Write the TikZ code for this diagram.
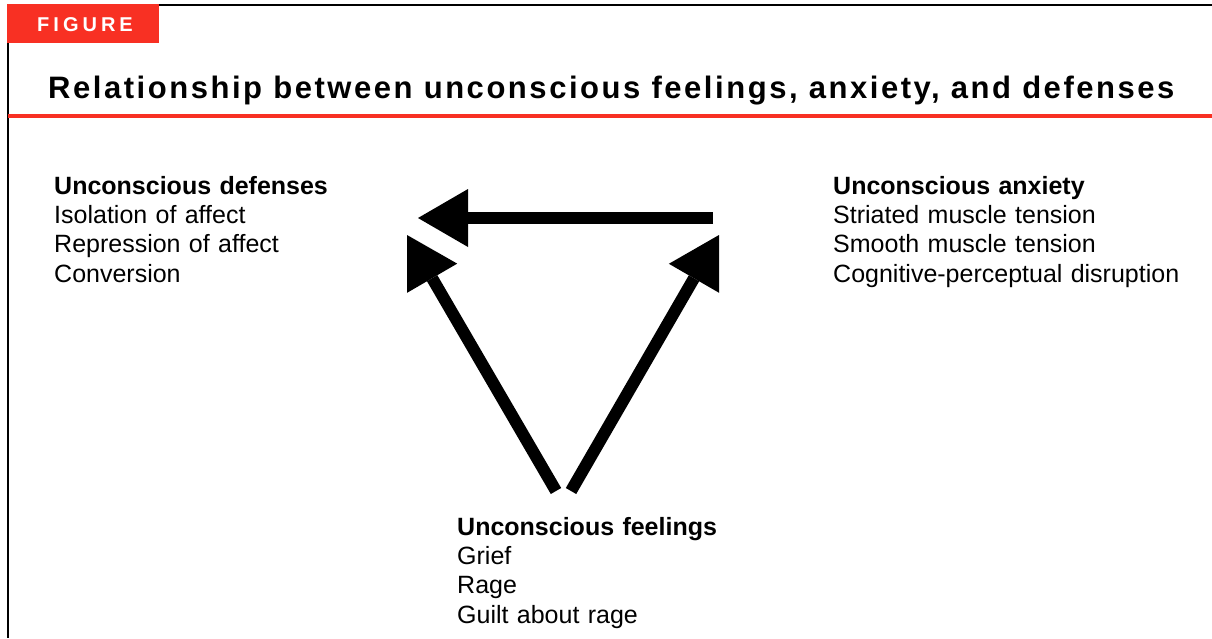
\documentclass[tikz,border=0pt]{standalone}
\usepackage{fontspec}
\setmainfont{Liberation Sans}
\newfontfamily\titlefont[LetterSpace=8.2]{Liberation Sans}
\newfontfamily\figfont[LetterSpace=20]{Liberation Sans}
\usetikzlibrary{arrows.meta}
\definecolor{figred}{RGB}{248,48,35}
\tikzset{
  rule/.style={line width=2.5pt, black},
  redrule/.style={line width=3.5pt, figred},
  block/.style={anchor=base west, inner sep=0pt, text width=420pt, align=left,
    font=\fontsize{25}{29.4}\selectfont},
  bigarrow/.style={line width=12pt, black,
    -{Triangle[length=50pt,width=58pt,line width=0pt]}}
}
\begin{document}
\begin{tikzpicture}[x=1pt,y=-1pt]
\useasboundingbox (0,0) rectangle (1212,638);
% frame
\draw[rule] (8,5) -- (1212,5);
\draw[rule] (8,4) -- (8,638);
\fill[figred] (7,3.5) rectangle (158.5,42.5);
\node[anchor=base, inner sep=0pt, text=white, font=\figfont\bfseries\fontsize{20}{20}\selectfont] (fig) at (85,31) {FIGURE};
\node[anchor=base west, inner sep=0pt, font=\titlefont\bfseries\fontsize{31}{34}\selectfont] (title) at (48,98) {Relationship between unconscious feelings, anxiety, and defenses};
\draw[redrule] (8,116) -- (1212,116);
% text blocks
\node[block] (def) at (54,194) {\textbf{Unconscious defenses}\\Isolation of affect\\Repression of affect\\Conversion};
\node[block] (anx) at (833,194) {\textbf{Unconscious anxiety}\\Striated muscle tension\\Smooth muscle tension\\Cognitive-perceptual disruption};
\node[block] (feel) at (457,535) {\textbf{Unconscious feelings}\\Grief\\Rage\\Guilt about rage};
% arrow end points
\coordinate (anxOut) at (713,218);
\coordinate (defInTop) at (418,218);
\coordinate (feelOutL) at (556,491);
\coordinate (defInLow) at (407,235);
\coordinate (feelOutR) at (571,491);
\coordinate (anxIn) at (719,235);
\draw[bigarrow] (anxOut) -- (defInTop);
\draw[bigarrow] (feelOutL) -- (defInLow);
\draw[bigarrow] (feelOutR) -- (anxIn);
\end{tikzpicture}
\end{document}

○ ○ ○

■ Do this ■
Repeat the material verbatim. Do not carry over any picture.

■ Solution to the exercise ■
Write the TikZ code for this diagram.
\documentclass[tikz,border=0pt]{standalone}
\usepackage{fontspec}
\setmainfont{Liberation Sans}
\newfontfamily\titlefont[LetterSpace=8.2]{Liberation Sans}
\newfontfamily\figfont[LetterSpace=20]{Liberation Sans}
\usetikzlibrary{arrows.meta}
\definecolor{figred}{RGB}{248,48,35}
\tikzset{
  rule/.style={line width=2.5pt, black},
  redrule/.style={line width=3.5pt, figred},
  block/.style={anchor=base west, inner sep=0pt, text width=420pt, align=left,
    font=\fontsize{25}{29.4}\selectfont},
  bigarrow/.style={line width=12pt, black,
    -{Triangle[length=50pt,width=58pt,line width=0pt]}}
}
\begin{document}
\begin{tikzpicture}[x=1pt,y=-1pt]
\useasboundingbox (0,0) rectangle (1212,638);
% frame
\draw[rule] (8,5) -- (1212,5);
\draw[rule] (8,4) -- (8,638);
\fill[figred] (7,3.5) rectangle (158.5,42.5);
\node[anchor=base, inner sep=0pt, text=white, font=\figfont\bfseries\fontsize{20}{20}\selectfont] (fig) at (85,31) {FIGURE};
\node[anchor=base west, inner sep=0pt, font=\titlefont\bfseries\fontsize{31}{34}\selectfont] (title) at (48,98) {Relationship between unconscious feelings, anxiety, and defenses};
\draw[redrule] (8,116) -- (1212,116);
% text blocks
\node[block] (def) at (54,194) {\textbf{Unconscious defenses}\\Isolation of affect\\Repression of affect\\Conversion};
\node[block] (anx) at (833,194) {\textbf{Unconscious anxiety}\\Striated muscle tension\\Smooth muscle tension\\Cognitive-perceptual disruption};
\node[block] (feel) at (457,535) {\textbf{Unconscious feelings}\\Grief\\Rage\\Guilt about rage};
% arrow end points
\coordinate (anxOut) at (713,218);
\coordinate (defInTop) at (418,218);
\coordinate (feelOutL) at (556,491);
\coordinate (defInLow) at (407,235);
\coordinate (feelOutR) at (571,491);
\coordinate (anxIn) at (719,235);
\draw[bigarrow] (anxOut) -- (defInTop);
\draw[bigarrow] (feelOutL) -- (defInLow);
\draw[bigarrow] (feelOutR) -- (anxIn);
\end{tikzpicture}
\end{document}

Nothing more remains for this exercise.